Practical Implications:

  • Efficient Algorithm Injection: PBB enables the injection of new algorithmic capabilities into LLMs without the need for extensive demonstration data, which is often costly or infeasible to obtain for novel tasks.
  • Model Alignment and Safety: The ability to internalize symbolic procedures from code suggests a pathway for aligning LLM behavior with formal principles or constitutional rules, potentially improving interpretability and controllability.
  • Robustness to Data Biases: Training on code abstracts away from the idiosyncrasies of naturally occurring I/O distributions, leading to more reliable generalization across the input space.

Theoretical Implications:

  • The findings support the view that LLMs can internalize reusable, input-general algorithmic abstractions, rather than merely memorizing surface patterns or relying on heuristics.
  • The superior efficacy of code over natural language for abstraction learning raises questions about the inductive biases of current architectures and pretraining regimes.
  • The observed benefits of RL for retroactive generalization suggest that on-policy data and negative sampling play a critical role in enabling models to apply learned procedures flexibly.

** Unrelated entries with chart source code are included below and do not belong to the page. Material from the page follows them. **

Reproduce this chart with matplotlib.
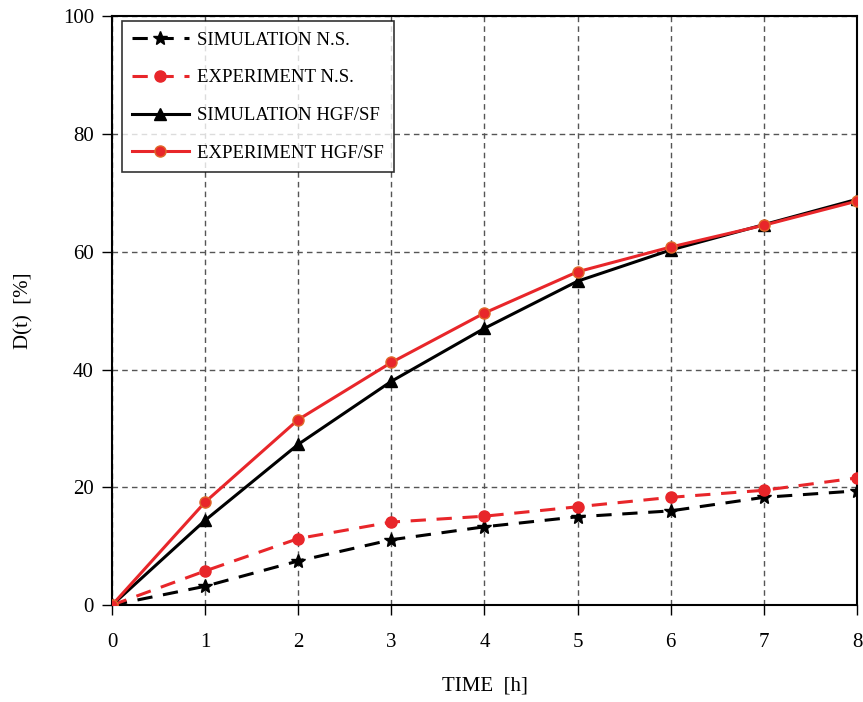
import matplotlib
matplotlib.use("Agg")
import matplotlib.pyplot as plt

time_h = [0, 1, 2, 3, 4, 5, 6, 7, 8]
sim_ns = [0, 3.2, 7.5, 11.1, 13.3, 15.0, 16.0, 18.3, 19.4]
exp_ns = [0, 5.8, 11.3, 14.1, 15.1, 16.7, 18.3, 19.5, 21.6]
sim_hgf = [0, 14.4, 27.3, 38.0, 47.0, 55.0, 60.3, 64.6, 68.9]
exp_hgf = [0, 17.5, 31.5, 41.2, 49.6, 56.6, 60.8, 64.5, 68.6]
labels = ["SIMULATION N.S.", "EXPERIMENT N.S.", "SIMULATION HGF/SF", "EXPERIMENT HGF/SF"]

plt.rcParams['font.family'] = ['Liberation Serif', 'DejaVu Serif']
red = '#e8262a'

fig = plt.figure(figsize=(8.63, 7.02), dpi=100)
ax = fig.add_axes([0.1298, 0.138, 0.8632, 0.839])

ax.plot(time_h, sim_ns, color='black', ls=(0, (5, 3.5)), lw=2.2, marker='*', ms=10, label=labels[0], zorder=3)
ax.plot(time_h, exp_ns, color=red, ls=(0, (5, 3.5)), lw=2.2, marker='o', ms=8, mec=red, label=labels[1], zorder=3)
ax.plot(time_h, sim_hgf, color='black', ls='-', lw=2.2, marker='^', ms=8, label=labels[2], zorder=3)
ax.plot(time_h, exp_hgf, color=red, ls='-', lw=2.2, marker='o', ms=8, mec='#e06a2a', mfc=red, label=labels[3], zorder=4)

ax.set_xlim(0, 8)
ax.set_ylim(0, 100)
ax.set_xticks(range(0, 9))
ax.set_yticks(range(0, 101, 20))
ax.grid(True, color='#555555', ls=(0, (4, 3)), lw=1)
ax.tick_params(direction='out', length=7, width=1, labelsize=15, colors='black')
ax.tick_params(axis='x', pad=13)
ax.tick_params(axis='y', pad=6)
for s in ax.spines.values():
    s.set_linewidth(1.5)
    s.set_color('black')

ax.set_xlabel("TIME  [h]", fontsize=15, labelpad=18)
ax.set_ylabel("D(t)  [%]", fontsize=15, labelpad=21)

leg = ax.legend(loc='upper left', bbox_to_anchor=(0.0134, 0.9915), fontsize=13.5, frameon=True,
                fancybox=False, edgecolor='black', handlelength=3.0, handletextpad=0.45,
                labelspacing=1.1, borderpad=0.55, borderaxespad=0)
leg.get_frame().set_linewidth(1.2)

fig.savefig("out.png", dpi=100)
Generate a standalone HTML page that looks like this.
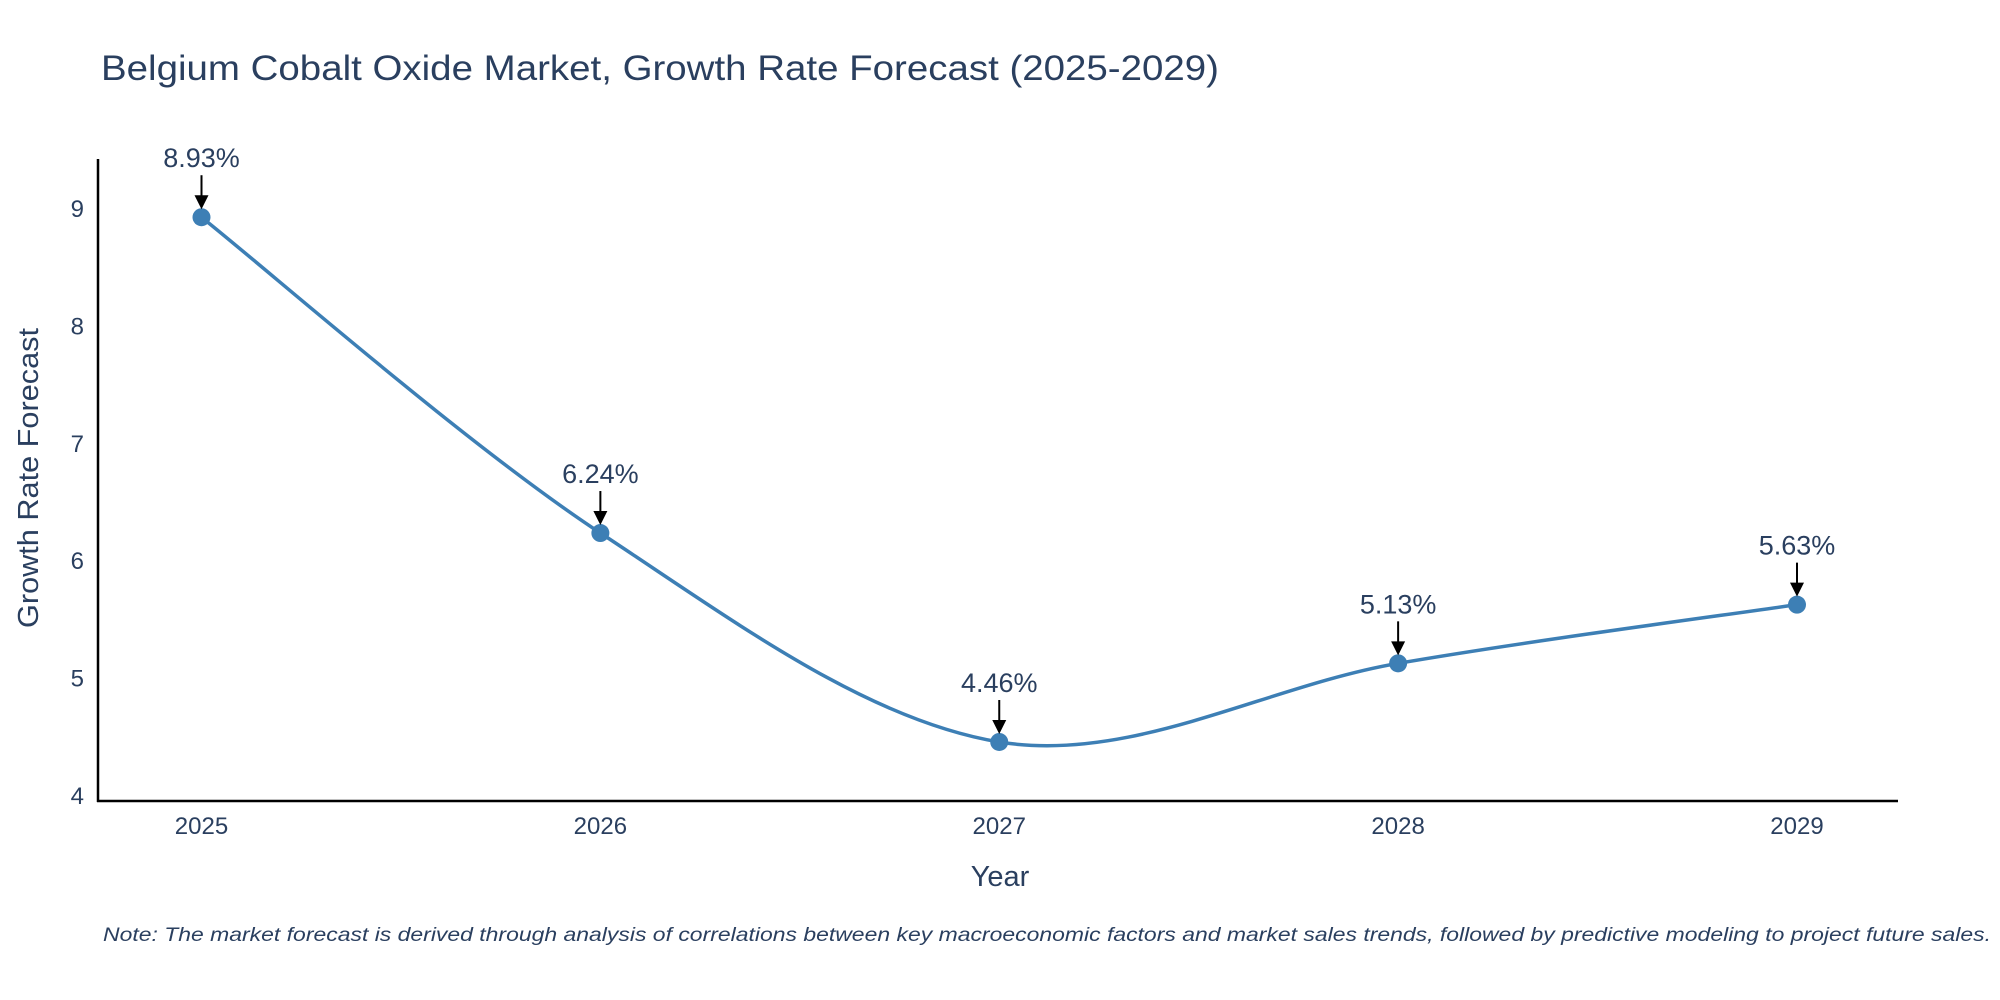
<!DOCTYPE html>
<html><head><meta charset="utf-8"><style>body{margin:0;background:#fff}svg{display:block}text{font-family:"Liberation Sans",sans-serif;fill:#2a3f5f}</style></head>
<body>
<svg id="chart" width="2000" height="1000">
<text x="101" y="80" font-size="35" textLength="1118" lengthAdjust="spacingAndGlyphs">Belgium Cobalt Oxide Market, Growth Rate Forecast (2025-2029)</text>
<g id="plot"></g>
<text x="1000" y="886" font-size="29" text-anchor="middle">Year</text>
<text transform="translate(38,478) rotate(-90)" font-size="29" text-anchor="middle" textLength="300" lengthAdjust="spacingAndGlyphs">Growth Rate Forecast</text>
<text x="103" y="941" font-size="19.5" font-style="italic" textLength="1888" lengthAdjust="spacingAndGlyphs">Note: The market forecast is derived through analysis of correlations between key macroeconomic factors and market sales trends, followed by predictive modeling to project future sales.</text>
</svg>
<script>
const years = ["2025","2026","2027","2028","2029"];
const values = [8.93, 6.24, 4.46, 5.13, 5.63];
const yTicks = [4,5,6,7,8,9];
const NS = "http://www.w3.org/2000/svg";
const g = document.getElementById("plot");
const X = i => 201.5 + i * (1797 - 201.5) / (years.length - 1);
const Y = v => 796 - (v - 4) * 117.4;
function el(tag, attrs, parent) { const e = document.createElementNS(NS, tag); for (const k in attrs) e.setAttribute(k, attrs[k]); (parent || g).appendChild(e); return e; }
const ya = el("line", {x1:98, y1:159, x2:98, y2:802, stroke:"#000", "stroke-width":2.5});


const xa = el("line", {x1:97, y1:801, x2:1898, y2:801, stroke:"#000", "stroke-width":2.5});


yTicks.forEach(t => {
  const tx = el("text", {x:84, y:Y(t) + 8, "font-size":24, "text-anchor":"end"});
  tx.textContent = t;
  
  
});
years.forEach((yr, i) => {
  const tx = el("text", {x:X(i), y:834, "font-size":24, "text-anchor":"middle"});
  tx.textContent = yr;
  
  
});
const pts = values.map((v, i) => [X(i), Y(v)]);
let d = "M" + pts[0][0] + "," + pts[0][1];
for (let i = 0; i < pts.length - 1; i++) {
  const p0 = pts[Math.max(i-1,0)], p1 = pts[i], p2 = pts[i+1], p3 = pts[Math.min(i+2,pts.length-1)];
  const k = 1/6;
  d += " C" + (p1[0]+(p2[0]-p0[0])*k) + "," + (p1[1]+(p2[1]-p0[1])*k) + " " + (p2[0]-(p3[0]-p1[0])*k) + "," + (p2[1]-(p3[1]-p1[1])*k) + " " + p2[0] + "," + p2[1];
}
const line = el("path", {d:d, fill:"none", stroke:"#3d7fb5", "stroke-width":3.5});


values.forEach((v, i) => {
  const c = el("circle", {cx:X(i), cy:Y(v), r:9, fill:"#3d7fb5"});
  
  
  const x = X(i), y = Y(v);
  const a = el("line", {x1:x, y1:y - 42, x2:x, y2:y - 20, stroke:"#000", "stroke-width":2});
  
  
  const h = el("path", {d:"M" + (x-7) + "," + (y-22) + " L" + (x+7) + "," + (y-22) + " L" + x + "," + (y-8) + " Z", fill:"#000"});
  
  
  const t = el("text", {x:x, y:y - 50, "font-size":27, "text-anchor":"middle"});
  t.textContent = v.toFixed(2) + "%";
  
  
});
</script>
</body></html>
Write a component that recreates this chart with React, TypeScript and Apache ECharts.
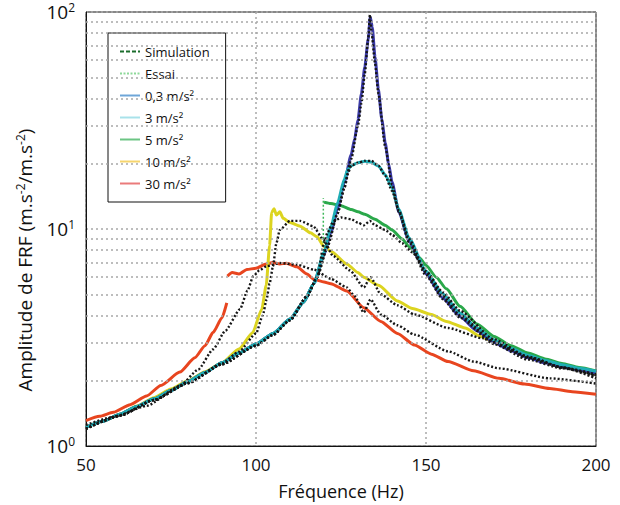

Limitations and Future Directions

The study is conducted in a controlled finetuning regime with synthetic and moderately complex real-world tasks. The extent to which these findings scale to pretraining on massive, heterogeneous corpora remains an open question. Additionally, while PBB is shown to be effective for relatively simple algorithms, its efficacy for more complex, multi-step procedures warrants further investigation.

Future research directions include:

  • Scaling PBB to pretraining and evaluating its impact on emergent reasoning abilities.
  • Systematic exploration of synthetic code generation to facilitate abstraction learning.
  • Investigating the alignment of LLMs to formal principles via symbolic code training.
  • Mechanistic interpretability studies to elucidate how algorithmic abstractions are represented within model weights.

Conclusion

This work provides compelling evidence that LLMs, when trained on code, acquire internal representations of algorithmic procedures that are reusable across tasks and domains. The Programming by Backprop paradigm offers a principled approach for endowing LLMs with new capabilities and improving their generalization, robustness, and alignment. The results motivate further exploration of code-centric training regimes and their implications for the development of more capable and controllable LLMs.